MR. JUSTICE McKENNA delivered the opinion of the court.
A statute of North Carolina provides that any person who owns land or standing timber on land within 400 feet of any watershed held or owned by any city or town for the purpose of furnishing the city or town water supply, upon cutting or removing the timber or permitting either, within 400 feet of the watershed, shall, within three months after cutting, or earlier upon written notice by the city or town, remove or cause to be burned under proper supervision all tree-tops, boughs, laps and other portions not desired to be taken for commercial or other purposes, within 400 feet of the boundary line of the watershed so as to leave such space of 400 feet free and clear of the designated parts required to be removed or burned and other inflammable material caused by or left from cutting the standing timber, so as to prevent the spread of fire from such cut-over area and the consequent damage to the watershed. A violation of the act is a misdemeanor.
Plaintiffs in error (we shall refer to them as defendants) were indicted for violating the act and upon being arraigned filed a motion to quash the indictment on the ground that the act was unconstitutional and void and in violation of the Constitution of the United States, and particularly the Fifth and Fourteenth Amendments thereof, in that the act abridged privileges and immunities of defendants as citizens of the United States, deprived them of their property without due process of law and denied them the equal protection of the laws. The motion was denied and defendants were put on trial before a jury which specially found that the City of Asheville owned about 16,000 acres of land having an outside boundary of twelve miles and held the land as a watershed; that defendants were owners of standing and fallen timber adjoining the watershed on the north about four miles and within 400 feet of the watershed but did not own the land upon which the timber stood and that the water did not drain from the timber, or the land upon which it stood, on to the watershed. And the jury found all other facts which brought defendants within the provisions of the act and made them violators of it. And the jury found the defendants guilty or not guilty as the court should determine the law to be upon the facts found.
Upon the special verdict the court adjudged defendants guilty and fined each $300 and costs. Upon appeal the Supreme Court of the State affirmed the judgment.

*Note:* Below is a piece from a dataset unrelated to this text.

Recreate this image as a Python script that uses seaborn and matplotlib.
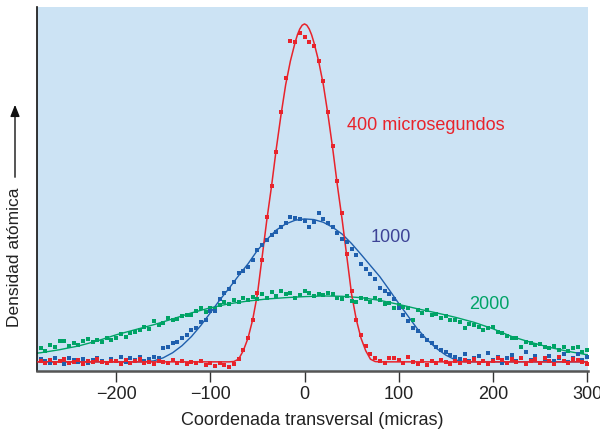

In considering the contention of defendants we may put to one side what property is or what its rights are, in the abstract. It and they necessarily are subject to some exertions of government.
What then is the case? The City of Asheville is the owner of and conducts a reservoir, and it may be presumed that other cities of the State are in like situation, and the State, by the law in question, seeks to protect their watersheds from damage or devastating fires. The purpose is governmental, but it is contended that the regulation of the statute under review is too distant from the purpose and is simply an arbitrary exercise of power. And this as a certain proposition of law, having no other basis in the record than that the forbidden litter of the cut-down and removed timber is "absolutely harmless" and contains "no element of injury or damage to any one" and cannot "by any possibility be construed into a nuisance." The assertion eludes exact estimation. "Tree-tops, boughs, and laps" left upon the ground may not of themselves be a nuisance; but they may become dry, and the more quickly and certainly so from the denudation of the land of its trees, and therefore become a source of fires and the perils and damage of fires. This was the conclusion of the courts below and, we may suppose, in application to the Asheville watershed. The conclusion is fortified by the judgment of the State expressed in the statute, and, it may be, from experience in the State and certainly from experience in other States, ignorance of which we cannot feign. We are not able, therefore, to yield to the contention of defendants that the statute is not proportionate in its regulation nor that its application to defendants' property is arbitrary and unconstitutional.
Nor do we find illegal discrimination in the statute. The charge is based upon the contention that the statute condemns acts committed by individuals "when if like and similar acts be done by municipalities there is no violation of the statute." Counsel again insists too much upon the abstract. We concede the aphorism upon which counsel relies that "the equal protection of the laws is a pledge of the protection of equal laws." We, on March 24th last, by an almost prescience of the contention now based on it, defined its extent and declared that the Fourteenth Amendment, which is the foundation of the aphorism, does not regard the impracticable, and that distinction may be made by legislation between objects or persons, and that the power of the State "`may be determined by degrees of evil or exercised in cases where detriment is specially experienced.' Armour & Co. v. North Dakota, 240 U.S. 510, 517." Moreover, we pointed out that "the deference due to the judgment of the legislature on the matter" had "been emphasized again and again. Hebe Co. v. Shaw, 248 U.S. 297, 303." Dominion Hotel v. Arizona, ante, 265.
Necessarily the legislature of the State did not think, and the courts below did not think, that individuals and municipalities stood in the same relation to the evil aimed at or that a public body charged with the care of the interests and welfare of the people would need the same restraint upon its action as an individual, or be induced to detrimental conduct.